:: Data records ::
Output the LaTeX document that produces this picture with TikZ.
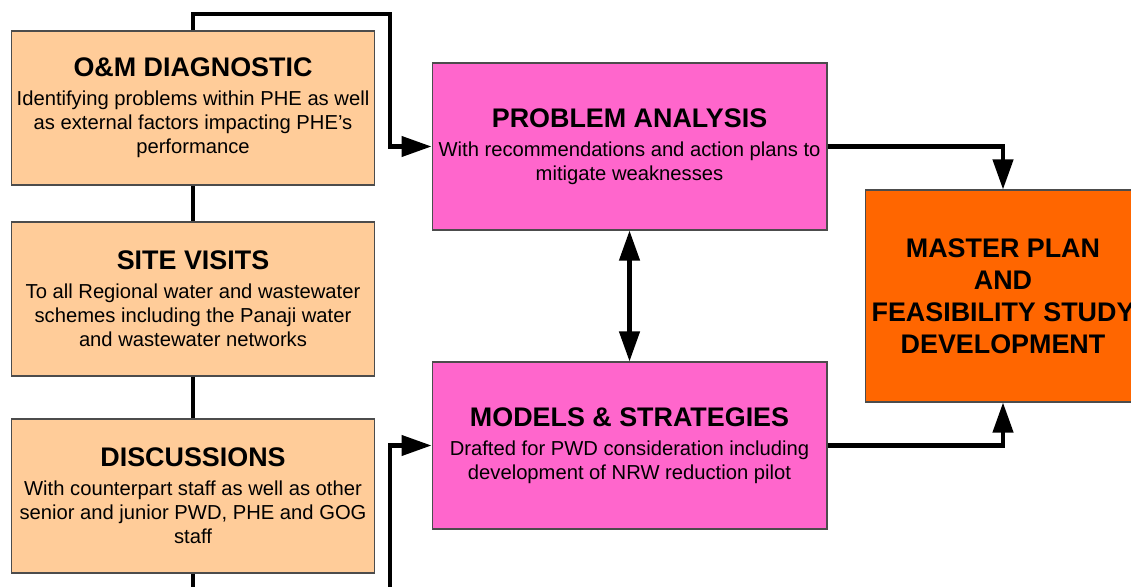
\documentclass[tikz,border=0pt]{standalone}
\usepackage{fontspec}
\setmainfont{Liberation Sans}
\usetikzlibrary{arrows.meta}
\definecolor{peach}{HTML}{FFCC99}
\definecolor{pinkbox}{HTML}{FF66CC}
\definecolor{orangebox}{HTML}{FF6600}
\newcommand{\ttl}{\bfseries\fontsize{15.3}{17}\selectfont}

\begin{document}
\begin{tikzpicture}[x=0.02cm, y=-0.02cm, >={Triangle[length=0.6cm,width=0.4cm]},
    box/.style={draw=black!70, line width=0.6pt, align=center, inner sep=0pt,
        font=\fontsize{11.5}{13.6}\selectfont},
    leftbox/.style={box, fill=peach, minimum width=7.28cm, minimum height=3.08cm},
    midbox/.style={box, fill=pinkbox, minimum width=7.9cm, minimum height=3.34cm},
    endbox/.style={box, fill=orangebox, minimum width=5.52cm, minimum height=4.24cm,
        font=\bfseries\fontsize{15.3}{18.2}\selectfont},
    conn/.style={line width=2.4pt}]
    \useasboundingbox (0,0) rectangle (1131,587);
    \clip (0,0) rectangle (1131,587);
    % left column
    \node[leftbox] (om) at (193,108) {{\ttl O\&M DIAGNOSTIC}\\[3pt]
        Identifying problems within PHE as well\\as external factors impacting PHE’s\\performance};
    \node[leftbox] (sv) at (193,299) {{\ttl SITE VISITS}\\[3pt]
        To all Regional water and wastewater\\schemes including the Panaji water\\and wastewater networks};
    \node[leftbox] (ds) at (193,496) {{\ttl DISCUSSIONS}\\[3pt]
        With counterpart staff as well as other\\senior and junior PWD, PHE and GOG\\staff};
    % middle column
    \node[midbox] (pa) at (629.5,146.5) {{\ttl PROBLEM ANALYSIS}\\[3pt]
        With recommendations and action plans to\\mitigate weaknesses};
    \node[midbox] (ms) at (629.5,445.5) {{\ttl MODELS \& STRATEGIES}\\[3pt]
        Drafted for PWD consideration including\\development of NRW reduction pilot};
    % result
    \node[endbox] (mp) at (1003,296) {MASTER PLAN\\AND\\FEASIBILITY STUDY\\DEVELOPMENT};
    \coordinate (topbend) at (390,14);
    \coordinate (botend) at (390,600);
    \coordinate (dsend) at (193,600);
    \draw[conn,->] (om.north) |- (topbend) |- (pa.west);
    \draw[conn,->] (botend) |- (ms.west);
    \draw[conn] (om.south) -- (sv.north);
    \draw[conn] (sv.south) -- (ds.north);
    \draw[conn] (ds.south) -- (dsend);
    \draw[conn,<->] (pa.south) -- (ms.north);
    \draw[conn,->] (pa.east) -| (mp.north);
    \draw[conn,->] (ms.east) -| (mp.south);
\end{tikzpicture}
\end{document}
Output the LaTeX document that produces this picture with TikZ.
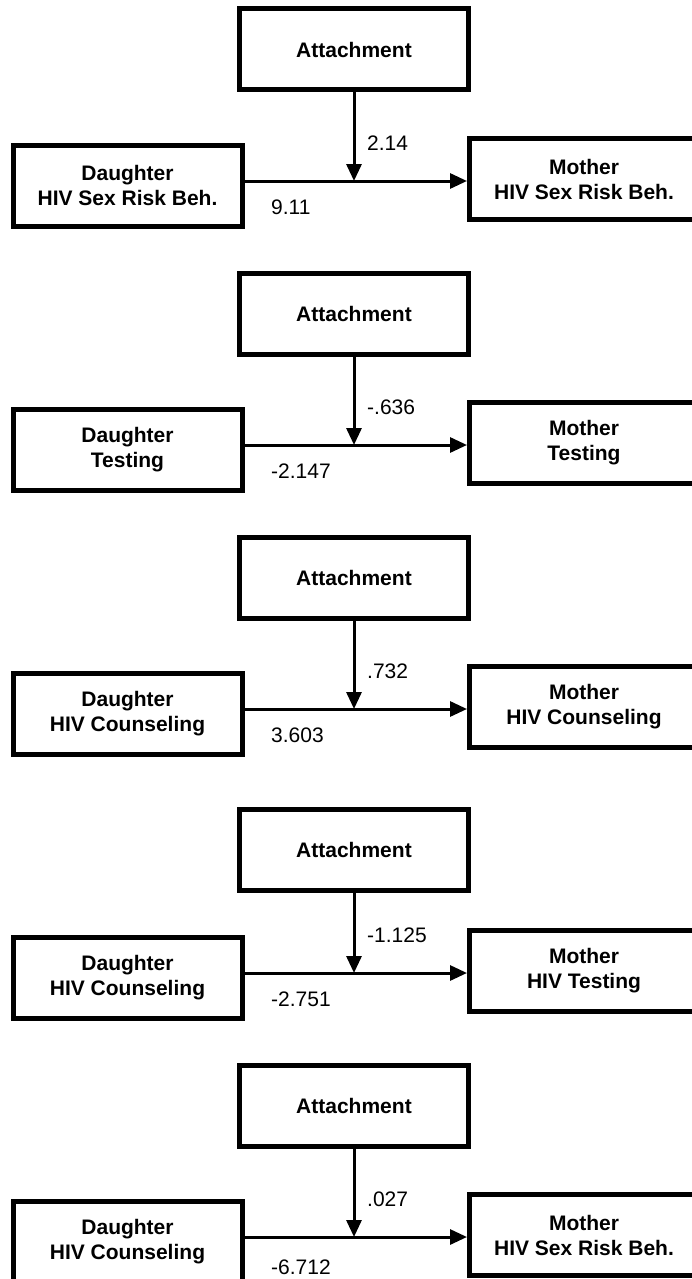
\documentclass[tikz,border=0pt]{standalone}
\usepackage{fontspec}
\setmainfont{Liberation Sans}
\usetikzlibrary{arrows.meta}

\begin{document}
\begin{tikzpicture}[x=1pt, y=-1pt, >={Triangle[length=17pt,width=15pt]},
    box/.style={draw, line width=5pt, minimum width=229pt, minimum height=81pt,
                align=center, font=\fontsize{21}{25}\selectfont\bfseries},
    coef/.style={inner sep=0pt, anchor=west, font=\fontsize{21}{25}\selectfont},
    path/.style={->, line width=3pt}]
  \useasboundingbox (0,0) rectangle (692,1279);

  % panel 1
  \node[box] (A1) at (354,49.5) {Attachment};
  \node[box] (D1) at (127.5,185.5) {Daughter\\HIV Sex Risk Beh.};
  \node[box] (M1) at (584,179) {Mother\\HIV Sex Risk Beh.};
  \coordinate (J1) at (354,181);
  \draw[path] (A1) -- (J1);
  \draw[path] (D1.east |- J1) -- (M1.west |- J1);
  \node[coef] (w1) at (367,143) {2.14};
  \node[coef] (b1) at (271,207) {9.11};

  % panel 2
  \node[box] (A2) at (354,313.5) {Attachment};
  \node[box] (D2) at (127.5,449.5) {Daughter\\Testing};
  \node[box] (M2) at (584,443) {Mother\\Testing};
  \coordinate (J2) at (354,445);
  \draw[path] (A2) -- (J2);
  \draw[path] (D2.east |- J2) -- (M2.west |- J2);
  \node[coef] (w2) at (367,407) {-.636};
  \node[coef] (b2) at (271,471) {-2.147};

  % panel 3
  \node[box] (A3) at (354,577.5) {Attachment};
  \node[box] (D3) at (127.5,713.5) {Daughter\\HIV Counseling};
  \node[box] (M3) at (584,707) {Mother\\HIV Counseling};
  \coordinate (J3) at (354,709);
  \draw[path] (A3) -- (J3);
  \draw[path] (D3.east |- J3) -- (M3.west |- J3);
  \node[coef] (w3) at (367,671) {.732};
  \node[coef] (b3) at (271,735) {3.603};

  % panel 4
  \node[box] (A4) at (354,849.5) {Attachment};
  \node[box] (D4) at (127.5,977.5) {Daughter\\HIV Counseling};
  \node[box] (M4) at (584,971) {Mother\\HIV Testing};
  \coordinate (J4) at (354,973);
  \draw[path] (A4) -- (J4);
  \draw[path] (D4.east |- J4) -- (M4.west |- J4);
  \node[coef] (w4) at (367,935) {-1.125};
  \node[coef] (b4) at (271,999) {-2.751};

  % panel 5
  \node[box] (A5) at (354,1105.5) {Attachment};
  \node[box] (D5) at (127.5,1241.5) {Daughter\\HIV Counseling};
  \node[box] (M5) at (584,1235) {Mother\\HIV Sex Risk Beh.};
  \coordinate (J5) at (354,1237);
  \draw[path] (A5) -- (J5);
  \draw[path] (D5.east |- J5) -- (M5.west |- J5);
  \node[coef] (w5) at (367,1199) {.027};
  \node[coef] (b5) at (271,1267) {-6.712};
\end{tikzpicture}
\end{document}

:: Short task ::
Copy the records word for word, leaving no picture in the copy.

:: Response below ::
Output the LaTeX document that produces this picture with TikZ.
\documentclass[tikz,border=0pt]{standalone}
\usepackage{fontspec}
\setmainfont{Liberation Sans}
\usetikzlibrary{arrows.meta}
\definecolor{peach}{HTML}{FFCC99}
\definecolor{pinkbox}{HTML}{FF66CC}
\definecolor{orangebox}{HTML}{FF6600}
\newcommand{\ttl}{\bfseries\fontsize{15.3}{17}\selectfont}

\begin{document}
\begin{tikzpicture}[x=0.02cm, y=-0.02cm, >={Triangle[length=0.6cm,width=0.4cm]},
    box/.style={draw=black!70, line width=0.6pt, align=center, inner sep=0pt,
        font=\fontsize{11.5}{13.6}\selectfont},
    leftbox/.style={box, fill=peach, minimum width=7.28cm, minimum height=3.08cm},
    midbox/.style={box, fill=pinkbox, minimum width=7.9cm, minimum height=3.34cm},
    endbox/.style={box, fill=orangebox, minimum width=5.52cm, minimum height=4.24cm,
        font=\bfseries\fontsize{15.3}{18.2}\selectfont},
    conn/.style={line width=2.4pt}]
    \useasboundingbox (0,0) rectangle (1131,587);
    \clip (0,0) rectangle (1131,587);
    % left column
    \node[leftbox] (om) at (193,108) {{\ttl O\&M DIAGNOSTIC}\\[3pt]
        Identifying problems within PHE as well\\as external factors impacting PHE’s\\performance};
    \node[leftbox] (sv) at (193,299) {{\ttl SITE VISITS}\\[3pt]
        To all Regional water and wastewater\\schemes including the Panaji water\\and wastewater networks};
    \node[leftbox] (ds) at (193,496) {{\ttl DISCUSSIONS}\\[3pt]
        With counterpart staff as well as other\\senior and junior PWD, PHE and GOG\\staff};
    % middle column
    \node[midbox] (pa) at (629.5,146.5) {{\ttl PROBLEM ANALYSIS}\\[3pt]
        With recommendations and action plans to\\mitigate weaknesses};
    \node[midbox] (ms) at (629.5,445.5) {{\ttl MODELS \& STRATEGIES}\\[3pt]
        Drafted for PWD consideration including\\development of NRW reduction pilot};
    % result
    \node[endbox] (mp) at (1003,296) {MASTER PLAN\\AND\\FEASIBILITY STUDY\\DEVELOPMENT};
    \coordinate (topbend) at (390,14);
    \coordinate (botend) at (390,600);
    \coordinate (dsend) at (193,600);
    \draw[conn,->] (om.north) |- (topbend) |- (pa.west);
    \draw[conn,->] (botend) |- (ms.west);
    \draw[conn] (om.south) -- (sv.north);
    \draw[conn] (sv.south) -- (ds.north);
    \draw[conn] (ds.south) -- (dsend);
    \draw[conn,<->] (pa.south) -- (ms.north);
    \draw[conn,->] (pa.east) -| (mp.north);
    \draw[conn,->] (ms.east) -| (mp.south);
\end{tikzpicture}
\end{document}
Output the LaTeX document that produces this picture with TikZ.
\documentclass[tikz,border=0pt]{standalone}
\usepackage{fontspec}
\setmainfont{Liberation Sans}
\usetikzlibrary{arrows.meta}

\begin{document}
\begin{tikzpicture}[x=1pt, y=-1pt, >={Triangle[length=17pt,width=15pt]},
    box/.style={draw, line width=5pt, minimum width=229pt, minimum height=81pt,
                align=center, font=\fontsize{21}{25}\selectfont\bfseries},
    coef/.style={inner sep=0pt, anchor=west, font=\fontsize{21}{25}\selectfont},
    path/.style={->, line width=3pt}]
  \useasboundingbox (0,0) rectangle (692,1279);

  % panel 1
  \node[box] (A1) at (354,49.5) {Attachment};
  \node[box] (D1) at (127.5,185.5) {Daughter\\HIV Sex Risk Beh.};
  \node[box] (M1) at (584,179) {Mother\\HIV Sex Risk Beh.};
  \coordinate (J1) at (354,181);
  \draw[path] (A1) -- (J1);
  \draw[path] (D1.east |- J1) -- (M1.west |- J1);
  \node[coef] (w1) at (367,143) {2.14};
  \node[coef] (b1) at (271,207) {9.11};

  % panel 2
  \node[box] (A2) at (354,313.5) {Attachment};
  \node[box] (D2) at (127.5,449.5) {Daughter\\Testing};
  \node[box] (M2) at (584,443) {Mother\\Testing};
  \coordinate (J2) at (354,445);
  \draw[path] (A2) -- (J2);
  \draw[path] (D2.east |- J2) -- (M2.west |- J2);
  \node[coef] (w2) at (367,407) {-.636};
  \node[coef] (b2) at (271,471) {-2.147};

  % panel 3
  \node[box] (A3) at (354,577.5) {Attachment};
  \node[box] (D3) at (127.5,713.5) {Daughter\\HIV Counseling};
  \node[box] (M3) at (584,707) {Mother\\HIV Counseling};
  \coordinate (J3) at (354,709);
  \draw[path] (A3) -- (J3);
  \draw[path] (D3.east |- J3) -- (M3.west |- J3);
  \node[coef] (w3) at (367,671) {.732};
  \node[coef] (b3) at (271,735) {3.603};

  % panel 4
  \node[box] (A4) at (354,849.5) {Attachment};
  \node[box] (D4) at (127.5,977.5) {Daughter\\HIV Counseling};
  \node[box] (M4) at (584,971) {Mother\\HIV Testing};
  \coordinate (J4) at (354,973);
  \draw[path] (A4) -- (J4);
  \draw[path] (D4.east |- J4) -- (M4.west |- J4);
  \node[coef] (w4) at (367,935) {-1.125};
  \node[coef] (b4) at (271,999) {-2.751};

  % panel 5
  \node[box] (A5) at (354,1105.5) {Attachment};
  \node[box] (D5) at (127.5,1241.5) {Daughter\\HIV Counseling};
  \node[box] (M5) at (584,1235) {Mother\\HIV Sex Risk Beh.};
  \coordinate (J5) at (354,1237);
  \draw[path] (A5) -- (J5);
  \draw[path] (D5.east |- J5) -- (M5.west |- J5);
  \node[coef] (w5) at (367,1199) {.027};
  \node[coef] (b5) at (271,1267) {-6.712};
\end{tikzpicture}
\end{document}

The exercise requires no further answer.